Kenya’s wind energy potential is high, say experts. Wind speeds of as much as eight to 14 meters per second are being recorded in several areas of the country, making wind-powered electricity production attractive on a commercial level as well as an environmental one. The government is keen to boost its intelligence about the best sites for wind farms and has set up 61 wind masts and data loggers all over the country over the last three years to this end. It plans to erect 34 more this year. After gathering sufficient information, the state plans to offer the best sites for wind power generation up to investors.

Solar Power On the Grid Not as Strong

In contrast to Kenya’s booming wind power sector, Kenya’s solar policy has been beset with confusion. In January, The Guardian reported that the country planned to source half of its energy from solar by 2016 through a plan to invest $1.2 billion jointly with private firms to install nine major solar power plants across the country. The government has announced no such plans.

On the other side of the spectrum, in November last year there were media reports that the country’s government had suspended new licenses for solar plants and wind farms until 2017 and would focus on cheaper non-renewable energy sources instead in a bid to slash electricity costs. Insiders deny that this is the case. "There is no sign that there is any official moratorium, no high ranking official has said so. Kenya seems very much still open for business in this regard," said Janosch Ondraczek, a researcher on solar energy in East Africa and a project manager for renewable projects at PricewaterhouseCoopers.
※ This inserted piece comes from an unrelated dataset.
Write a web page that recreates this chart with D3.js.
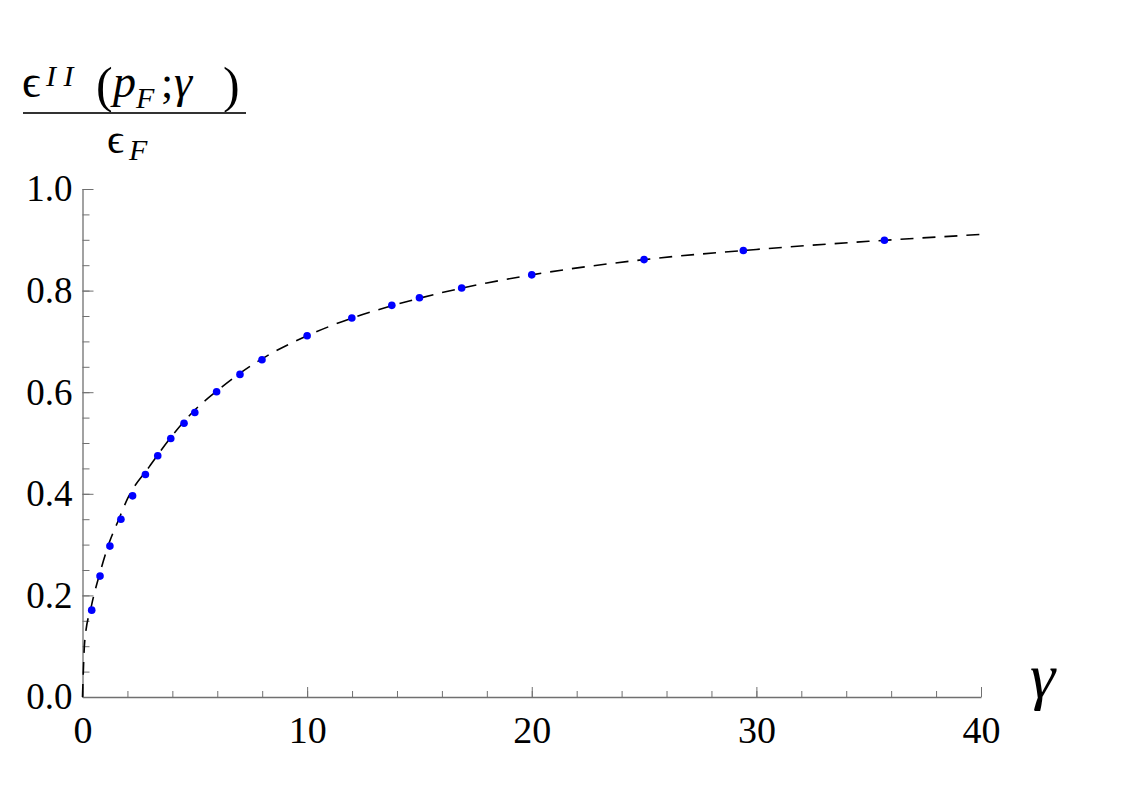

Ondraczek points out that on grid solar energy production does not feature in the aforementioned investment prospectus and enthusiasm for solar on a government level is weak.

"There is much less conviction from the government that this is what they want to pursue," said Ondraczek. "There is very little mention of solar in the document and on-grid solar has no mention at all. The government effectively foresees that solar will contribute zero percent of power generation on-grid," he adds.

Ondraczek also points out that the government’s preference for wind energy over solar is considerable.

"Wind has been around for longer than solar and people are only just starting to lobby properly for solar projects in Kenya. The state also sometimes points to some evidence that suggests wind is more competitive than solar but this is based on outdated numbers. Technology and costs improvements are constantly being made when it comes to solar and it is catching up with wind," he added.

Insufficient subsidies for solar projects have prevented the industry from really taking off, argues Ondraczek. "Despite the fact that feed in tariffs have been in place for a few years nothing significant has really happened because of insufficient subsidies," Ondraczek said. "The tariffs for sale are not sufficient to facilitate any major uptake," he added, pointing out that this is perhaps unsurprising for a sub-Saharan African country; they have limited funds to "play around with subsidies," Ondraczek argues.

Off-grid Solar Steadily Rising

Although the government has limited enthusiasm for on-grid solar projects, it has pursued a policy of ramping up off-grid solar production in rural areas as part of its 2009 Rural Electrification Master Plan. So far around 744 public places in isolated areas, from health centers to schools, have been hooked up to off-grid solar power through the initiative. Demand for PV panels is estimated to have risen by around 200 kW peak. Five off-grid stations have been put in place and as they enjoy solid internal rate of returns of 20 percent, the operation is being expanded to build new plants and also make existing ones bigger.